In 2015, Rhode Island pioneered the Health Equity Zone Initiative, a community-focused program meant to help fill gaps in health care. But now the initiative’s future is hazy as it’s facing a funding gap.
The initiative is facilitated by the R.I. Department of Health, with the support of the R.I. Executive Office of Health and Human Services, and has expanded to include 15 health equity zones throughout the state. Each zone represents a different geographic area and is anchored by a backbone organization that serves as an administrative hub. Health equity zones are tasked with identifying their community’s unique health care needs and bringing organizations together to create programs to address them.
Over the last five fiscal years, almost two-thirds of the initiative’s funds – around $26 million of the $39.6 million budgeted – came from COVID-19 relief grants and other federal funds, with another 2.5% coming from general revenue, according to a RIDOH issue brief presented to the R.I. Senate in November 2023. Along with federal money, the program also largely relied on restricted receipts in previous years.
But because COVID-19 relief funds are quickly running out and restricted receipts that were meant for the initiative had to be reallocated to construct the new health labs, RIDOH requested $2.7 million in general revenue from Gov. Daniel J. McKee’s fiscal year 2025 budget.
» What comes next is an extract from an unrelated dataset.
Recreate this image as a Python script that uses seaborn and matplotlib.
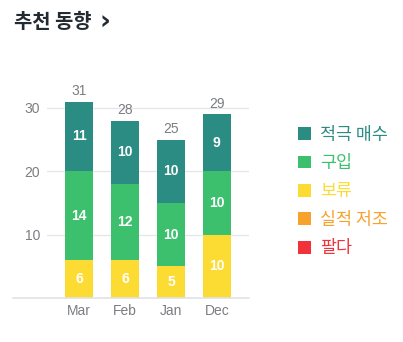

Ultimately, McKee did not include funding for health equity zones in his budget proposal. RIDOH and EOHHS say they have been able to find other funding streams, so the gap stands at around $700,000.
McKee spokesperson Olivia DaRocha said in a statement to Providence Business News that over the last five years no more than $200,000 per year in funding came from general revenue in the form of allocations from RIDOH’s Office of Minority Health. So, an additional $1 million in non-health-related general revenue from untapped sources for fiscal year 2025 would have been “unprecedented and unsustainable,” she said.
Joseph Wendelken, a spokesperson for RIDOH and EOHHS, said, “Narrowing health disparities and promoting health equity” are priorities for the state agencies and they are looking for other ways to fill the funding gap.
One of these is a request to U.S. Sens. Sheldon Whitehouse, D-R.I., and Jack Reed, D-R.I., for $700,000 of congressional funds. Representatives for Whitehouse and Reed did not respond to PBN’s request for comment.
While it’s uncertain where the funds will come from, leaders of the state’s health equity zones are concerned about the initiative’s viability.
“We are alarmed,” said Rita Capotosto, vice president of the East Bay Community Action Program, which is the backbone organization of the Bristol, East Providence and Warren health equity zones.
Beginning on July 1, Capotosto said infrastructure funding, which goes toward staff and overhead expenses for the zones she oversees, will be reduced by 27.5%. While Capotosto says she’s still figuring out the budget for the next fiscal year, this drop in funds could mean cuts to staff and reducing the kinds of programs offered to community members.
“We’re going to have to take a hard look at all the work that we’re doing,” said Capotosto, who has lost staff members concerned about job security.
Health equity zone leaders agree that these losses would be detrimental to community members who have come to rely on the initiative.
The initiative’s community health workers have served almost 254,000 Rhode Islanders by providing resources such as meal deliveries, assistance with the Supplemental Nutrition Assistance Program, rent relief and other benefit applications, and training to use digital equipment.
“Without them [HEZs], there’s going to be a lot of individuals not being served,” said Melissa Sigua, health equity zone program manager for Wood River Health, which is the backbone agency of the Washington County Health Equity Zone. “It’s quite unfortunate.”
Sigua said that a key component of the health equity zone’s success is connecting organizations throughout the region that don’t usually work together to pool their resources. But this level of collaboration is in jeopardy if funds run out.
As health equity zone leaders are working to fill the immediate funding gap, they’re also concerned about sustaining the initiative long term.
DaRocha said that after fiscal year 2025, the initiative will “need to identify a sustainability plan beyond its existing funding sources if it plans to maintain its current level of service.”
Health equity zones have and will continue to fundraise, but sustained state support is valuable because funds are more equally distributed to communities and it allows for a more coordinated approach, said Anusha Venkataraman, managing director of ONE Central Providence, which operates under ONE Neighborhood Builders and convenes the Central Providence Health Equity Zone.
“That is how systemic transformative change happens, that is how the state government has improved and has [added value] partnering with communities,” Venkataraman said. “It would be a disservice to the work for it to be a piecemeal approach. … That’s where you’re going to see the same inequities that continue to drive gaps and outcomes arise.”
(Correction: An earlier version of this story gave an incorrect in the 11th paragraph on how much infrastructure funding will be reduced on July 1. It will be reduced at 27.5%, according to Riat Capotosto, East Bay Community Action Program vice president.)